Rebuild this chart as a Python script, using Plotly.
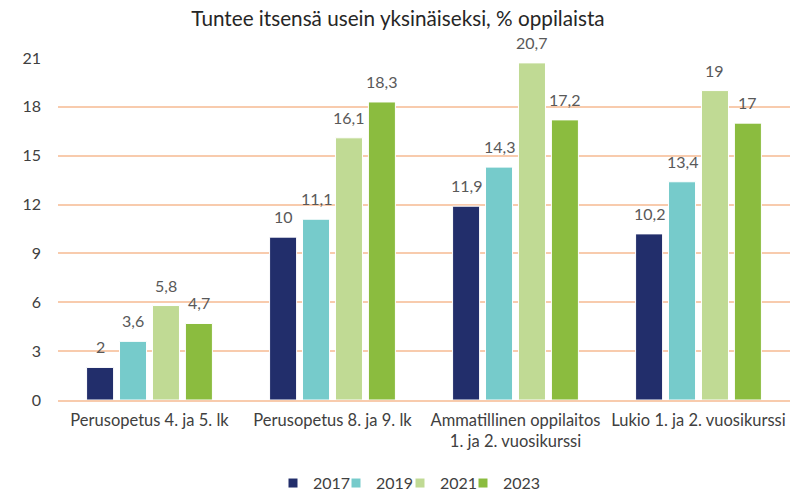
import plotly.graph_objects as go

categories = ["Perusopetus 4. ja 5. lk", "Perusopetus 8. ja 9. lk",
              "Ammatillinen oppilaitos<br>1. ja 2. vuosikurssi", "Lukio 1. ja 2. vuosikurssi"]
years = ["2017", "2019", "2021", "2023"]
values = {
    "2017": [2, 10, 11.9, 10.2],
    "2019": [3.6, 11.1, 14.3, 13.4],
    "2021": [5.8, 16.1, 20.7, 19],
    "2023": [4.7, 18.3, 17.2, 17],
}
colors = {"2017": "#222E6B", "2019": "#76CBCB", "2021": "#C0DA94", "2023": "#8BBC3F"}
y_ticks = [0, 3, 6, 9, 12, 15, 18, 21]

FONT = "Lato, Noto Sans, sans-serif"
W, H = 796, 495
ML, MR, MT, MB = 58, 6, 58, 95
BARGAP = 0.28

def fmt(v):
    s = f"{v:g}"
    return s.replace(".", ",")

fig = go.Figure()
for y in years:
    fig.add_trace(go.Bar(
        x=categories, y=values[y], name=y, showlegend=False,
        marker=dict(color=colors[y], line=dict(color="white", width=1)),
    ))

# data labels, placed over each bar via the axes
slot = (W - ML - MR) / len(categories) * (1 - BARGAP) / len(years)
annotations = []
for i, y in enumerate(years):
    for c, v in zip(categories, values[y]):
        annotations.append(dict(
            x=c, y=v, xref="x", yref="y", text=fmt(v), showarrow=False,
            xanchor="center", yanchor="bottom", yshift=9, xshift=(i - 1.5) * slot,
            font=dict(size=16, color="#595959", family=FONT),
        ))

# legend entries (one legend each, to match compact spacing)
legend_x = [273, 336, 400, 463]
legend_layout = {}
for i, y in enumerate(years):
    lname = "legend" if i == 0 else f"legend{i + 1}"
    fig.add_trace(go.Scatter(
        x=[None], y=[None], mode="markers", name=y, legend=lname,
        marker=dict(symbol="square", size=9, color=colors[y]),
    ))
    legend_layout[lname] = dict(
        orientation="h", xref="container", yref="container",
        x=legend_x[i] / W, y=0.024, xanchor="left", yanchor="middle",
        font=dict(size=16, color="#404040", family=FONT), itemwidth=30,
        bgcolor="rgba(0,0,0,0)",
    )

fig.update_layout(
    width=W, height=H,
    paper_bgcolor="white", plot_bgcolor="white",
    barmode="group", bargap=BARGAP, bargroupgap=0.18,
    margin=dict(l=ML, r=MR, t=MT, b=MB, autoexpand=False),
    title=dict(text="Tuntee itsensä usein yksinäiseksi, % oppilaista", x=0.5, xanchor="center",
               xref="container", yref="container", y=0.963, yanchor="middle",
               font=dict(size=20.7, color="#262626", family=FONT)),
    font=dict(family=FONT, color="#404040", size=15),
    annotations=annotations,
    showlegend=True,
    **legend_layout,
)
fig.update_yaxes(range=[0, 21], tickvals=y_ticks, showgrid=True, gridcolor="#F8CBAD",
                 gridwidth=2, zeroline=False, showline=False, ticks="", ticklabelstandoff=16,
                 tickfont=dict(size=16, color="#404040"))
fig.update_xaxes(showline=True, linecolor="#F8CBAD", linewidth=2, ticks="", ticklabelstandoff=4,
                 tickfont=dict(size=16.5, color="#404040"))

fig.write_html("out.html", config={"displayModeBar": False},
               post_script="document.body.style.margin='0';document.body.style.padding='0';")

--*--

GOAL OF THE EXERCISE
Pictures stay out. Print the data exactly, from its first line through the line containing "import plotly.graph_objects as go".

PROBLEM SOLUTION
Rebuild this chart as a Python script, using Plotly.
import plotly.graph_objects as go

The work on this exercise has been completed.